George Soros George Soros, the man who famously “broke the Bank of England” in 1992, has given an interesting interview to a British newspaper.

“This is a period of wealth destruction. The people who make money will be few and far between. There will be a lot more money lost than made.

“I think this is probably more serious than anything in our lifetime. I think the dislocations will be greater because you also have the implications of the house price decline, which you didn’t have in the 1970s, so you had stagflation and transfer of purchasing power to the oil producing countries, but here you also have the housing crisis in addition to that.”

In other words he believes that the United States and Britain are facing a recession of a scale greater than both the early-1990s and the 1970s.

In the UK will be hard hit, he says. “House prices have risen over the years and are further away from sustainable than in practically any other country, in terms of household indebtedness and the relationship of house prices to incomes.

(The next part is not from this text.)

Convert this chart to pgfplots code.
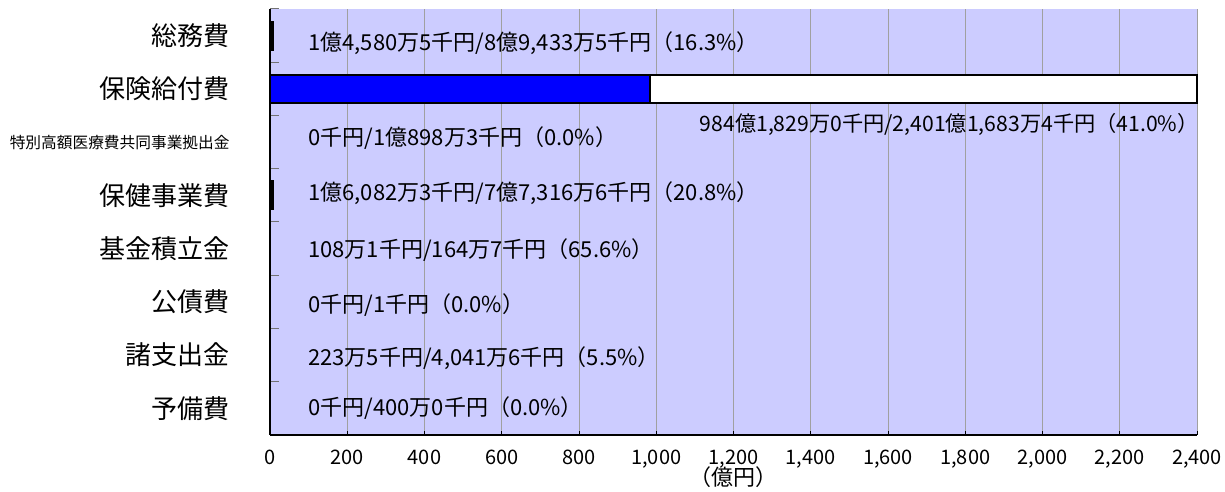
\documentclass[border=0pt]{standalone}
\usepackage{fontspec}
\setmainfont{Noto Sans CJK JP}
\usepackage{pgfplots}
\pgfplotsset{compat=1.18}

\definecolor{lav}{RGB}{204,204,255}
\definecolor{gridgray}{RGB}{160,160,160}
\definecolor{barblue}{RGB}{0,0,255}
\newcommand{\lbl}{\fontsize{11}{13}\selectfont}

\begin{document}
\begin{tikzpicture}
\begin{axis}[
  name=ax,
  scale only axis, width=463.5pt, height=213pt,
  xmin=0, xmax=2400, ymin=-0.5, ymax=7.5,
  clip=false,
  xbar, bar shift=0pt, bar width=0.53,
  axis background/.style={fill=lav},
  axis line style={draw=none},
  xtick={0,200,...,2400},
  xtick pos=left, ytick pos=left,
  tick align=inside,
  xmajorgrids,
  x grid style={gridgray, line width=0.5pt},
  major tick length=2pt, minor tick length=4.5pt,
  every major x tick/.style={black, line width=0.5pt},
  every major y tick/.style={draw=none},
  every minor y tick/.style={black!55, line width=0.5pt},
  ytick={0,...,7},
  minor ytick={-0.5,0.5,...,7.5},
  yticklabels={予備費,諸支出金,公債費,基金積立金,保健事業費,
    {\fontsize{7.85}{9}\selectfont 特別高額医療費共同事業拠出金},
    保険給付費,総務費},
  yticklabel style={font=\fontsize{13}{15}\selectfont, inner sep=0pt, xshift=-20pt},
  scaled x ticks=false,
  xticklabel style={font=\fontsize{10}{11}\selectfont, inner sep=0pt, yshift=-7.5pt},
  /pgf/number format/.cd, 1000 sep={,}, assume math mode=true,
]
% budget (white)
\addplot[fill=white, draw=black, line width=1pt] coordinates {
  (8.94335,7) (2401.16834,6) (1.08983,5) (7.73166,4)
  (0.01647,3) (0.00001,2) (0.40416,1) (0.04,0)
};
% actual (blue)
\addplot[fill=barblue, draw=black, line width=1pt] coordinates {
  (1.45805,7) (984.1829,6) (0,5) (1.60823,4)
  (0.01081,3) (0,2) (0.02235,1) (0,0)
};
\draw[black, line width=0.75pt] (rel axis cs:0,0) -- (rel axis cs:0,1);
\draw[black, line width=0.75pt] (rel axis cs:0,0) -- (rel axis cs:1,0);

\node[anchor=west, inner sep=0pt, font=\lbl] at (axis cs:98.3,6.86) {1億4,580万5千円/8億9,433万5千円（16.3\%）};
\node[anchor=east, inner sep=0pt, font=\fontsize{10.6}{12}\selectfont] at (axis cs:2405,5.34) {984億1,829万0千円/2,401億1,683万4千円（41.0\%）};
\node[anchor=west, inner sep=0pt, font=\lbl] at (axis cs:98.3,5.08) {0千円/1億898万3千円（0.0\%）};
\node[anchor=west, inner sep=0pt, font=\lbl] at (axis cs:98.3,4.045) {1億6,082万3千円/7億7,316万6千円（20.8\%）};
\node[anchor=west, inner sep=0pt, font=\lbl] at (axis cs:98.3,2.974) {108万1千円/164万7千円（65.6\%）};
\node[anchor=west, inner sep=0pt, font=\lbl] at (axis cs:98.3,1.94) {0千円/1千円（0.0\%）};
\node[anchor=west, inner sep=0pt, font=\lbl] at (axis cs:98.3,0.946) {223万5千円/4,041万6千円（5.5\%）};
\node[anchor=west, inner sep=0pt, font=\lbl] at (axis cs:98.3,0.007) {0千円/400万0千円（0.0\%）};
\node[inner sep=0pt, font=\fontsize{11}{12}\selectfont] at (rel axis cs:0.5,0) [yshift=-21pt] {（億円）};
\end{axis}
\pgfresetboundingbox
\path (ax.south west) ++(-135pt,-28.5pt) coordinate (bl);
\path (ax.north east) ++(14pt,4.5pt) coordinate (tr);
\path (bl) rectangle (tr);
\end{tikzpicture}
\end{document}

“This is going to be compounded by the fact that the financial industry weighs more heavily on the economy than in other countries, because London is the centre of the global financial system, and you have the unfortunate condition that the Bank of England is bound into inflation targeting, and is not in a position to lower interest rates until you have an economic slowdown.”

However, “It’s much better than the straitjacket sterling was in when I broke the Bank of England. The ERM would have been abandoned even if I had never been born.

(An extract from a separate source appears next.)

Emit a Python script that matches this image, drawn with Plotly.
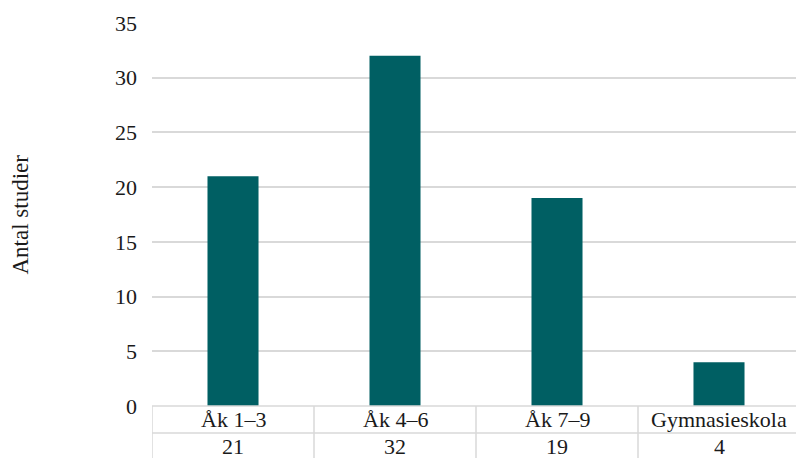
import plotly.graph_objects as go

# Antal studier per skolstadium
categories = ["Åk 1–3", "Åk 4–6", "Åk 7–9", "Gymnasieskola"]
values = [21, 32, 19, 4]
y_ticks = [0, 5, 10, 15, 20, 25, 30, 35]

FONT = "Liberation Serif"
TEXT = "#1a1a1a"
GRID = "#d9d9d9"
BAR = "#005f63"

W, H = 796, 458
ML, MR, MT, MB = 152, 0, 23, 52
plot_w = W - ML - MR
plot_h = H - MT - MB
cat_px = 162  # width of one category column; the last column runs past the page edge

fig = go.Figure(
    go.Bar(
        x=categories,
        y=values,
        marker=dict(color=BAR, line=dict(width=0)),
        width=0.315,
        hoverinfo="skip",
    )
)

# Data table below the plot area (category row + value row)
row_h = 27 / plot_h
shapes = []
for yy in [0, -row_h]:
    shapes.append(dict(type="line", xref="paper", yref="paper", x0=0, x1=1,
                       y0=yy, y1=yy, line=dict(color=GRID, width=1.5)))
for i in range(len(categories) + 1):
    shapes.append(dict(type="line", xref="x", yref="paper", x0=i - 0.5, x1=i - 0.5,
                       y0=0, y1=-3 * row_h, line=dict(color=GRID, width=1.5)))

annotations = []
for cat, val in zip(categories, values):
    annotations.append(dict(x=cat, xref="x", y=-0.5 * row_h, yref="paper",
                            text=cat, showarrow=False, yanchor="middle",
                            font=dict(family=FONT, size=22, color=TEXT)))
    annotations.append(dict(x=cat, xref="x", y=-1.5 * row_h, yref="paper",
                            text=str(val), showarrow=False, yanchor="middle",
                            font=dict(family=FONT, size=22, color=TEXT)))

annotations.append(dict(x=(20 - ML) / plot_w, xref="paper", y=0.5, yref="paper",
                        text="Antal studier", textangle=-90, showarrow=False,
                        xanchor="center", yanchor="middle",
                        font=dict(family=FONT, size=23, color=TEXT)))

fig.update_layout(
    width=W, height=H,
    margin=dict(l=ML, r=MR, t=MT, b=MB),
    paper_bgcolor="white", plot_bgcolor="white",
    font=dict(family=FONT, size=22, color=TEXT),
    showlegend=False,
    shapes=shapes,
    annotations=annotations,
    xaxis=dict(showticklabels=False, showgrid=False, zeroline=False,
               showline=False, ticks="",
               range=[-0.5, -0.5 + plot_w / cat_px]),
    yaxis=dict(range=[0, 35], tickvals=y_ticks, showgrid=True, gridcolor=GRID,
               gridwidth=1.5, zeroline=False, showline=False, ticks="",
               ticklabelstandoff=14,
               tickfont=dict(family=FONT, size=22, color=TEXT)),
)

fig.write_html("out.html")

“As a hedge fund manager, I do not claim to be serving the public interest. I am in the business to make money,” he says. “It’s a difficult point for people to understand and there’s a general attitude when they see people profiting to say that markets are immoral, or making money by speculating is immoral.

“It’s really the job of the authorities to set the rules, and there are times when some people break the rules or engage in improper activities, like the sub-prime mortgages. The impact fell particularly heavily on black and Hispanic minorities.

“It is a scandal, and I think you can blame Greenspan for not regulating the mortgage industry. But that’s very different from speculating in government bonds or financial instruments, and that’s a difficult point to get across, but I feel very strongly. Markets play a very useful role and they are amoral, not immoral.”